Directors and executives must actively verify that height work is planned and controlled. Regularly inspect scaffolds, harness systems and training records; ignorance is no defense.
Director fined for fall hazard
Collectively, these cases show that regulators are escalating criminal prosecutions and personal fines for basic safety failures. If you haven’t revisited your risk assessments, training programs and plant maintenance in the past 12 months, start now.
Section 4: Industry Voices – Sheri Greenwell on Culture, Courage & Accountability.
For this issue’s Industry Voices section, we spoke with Sheri Greenwell, National Health & Safety Manager at ComDuc and a seasoned organisational development and risk specialist. Sheri’s core message is clear: leadership behaviour shapes safety culture. You don’t get the culture you want; you get the culture you allow.
Sheri works with boards and operational teams to identify cultural barriers, capability gaps and system weaknesses. She emphasizes that accountability must be lived, not laminated. Policies and systems are critical, but they don’t change behaviour on their own. To bridge the gap between intent and practice, leaders must model the behaviors they expect, provide psychological safety so workers can speak up, and ensure tools are accessible and fit for purpose. In her words: “A leader who doesn’t listen to frontline concerns cannot claim to value safety.”

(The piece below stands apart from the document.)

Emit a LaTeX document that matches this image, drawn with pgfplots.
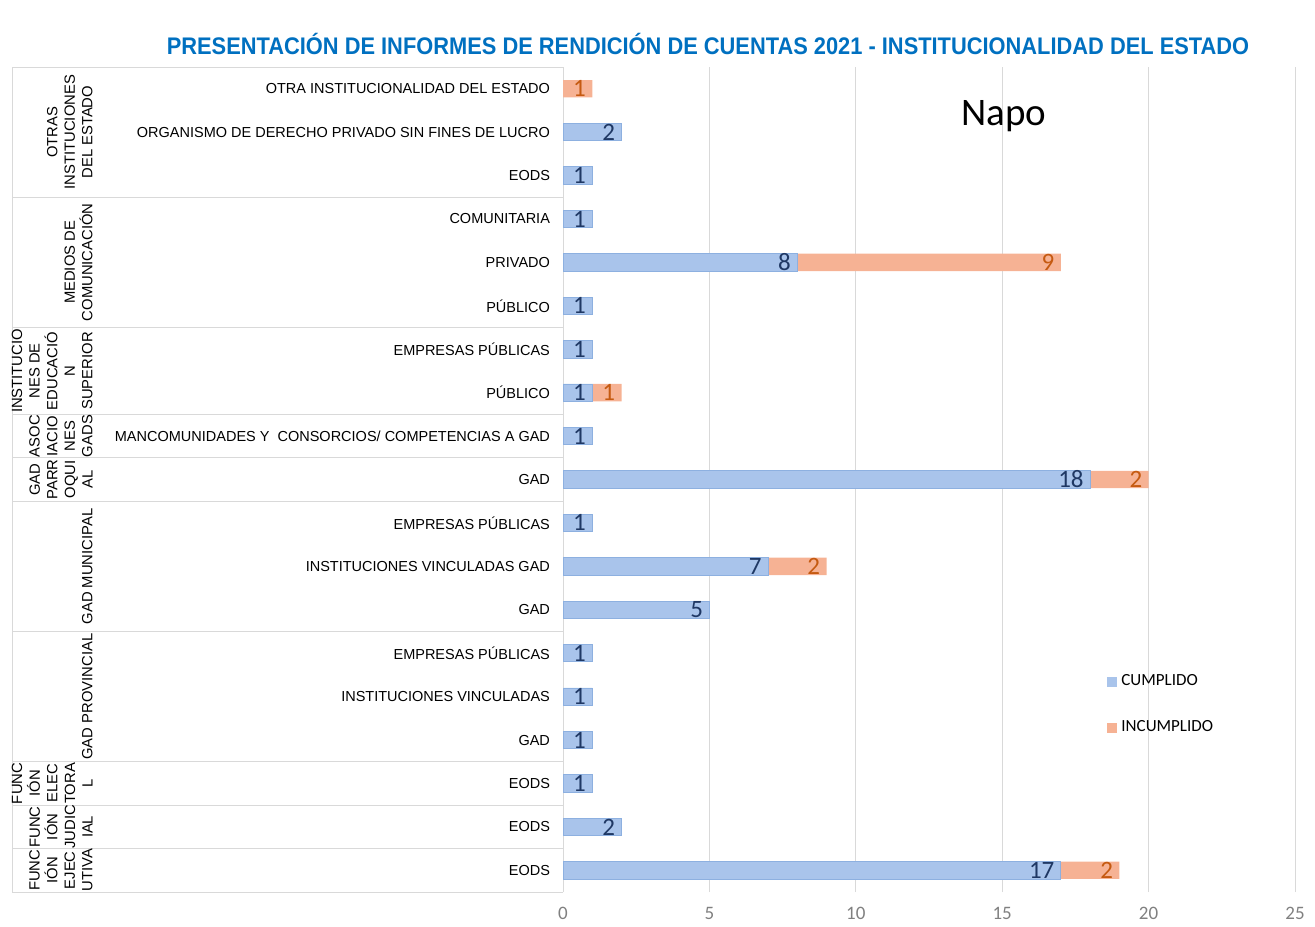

Sheri also stresses the importance of addressing psychosocial risk. It’s not enough to tick a box with a risk assessment; leaders must create environments where people can thrive. This involves training managers to recognise early signs of stress, implementing flexible working arrangements, and making mental health resources readily available. As Sheri notes, “Data is only the first step – real change happens when leaders act on the information.” We will publish a detailed interview with Sheri later this year, covering topics from accountability frameworks to the practicalities of converting psychosocial risk data into action.
Section 5: WHS in South Asia & Oceania – Bangladesh and Sri Lanka.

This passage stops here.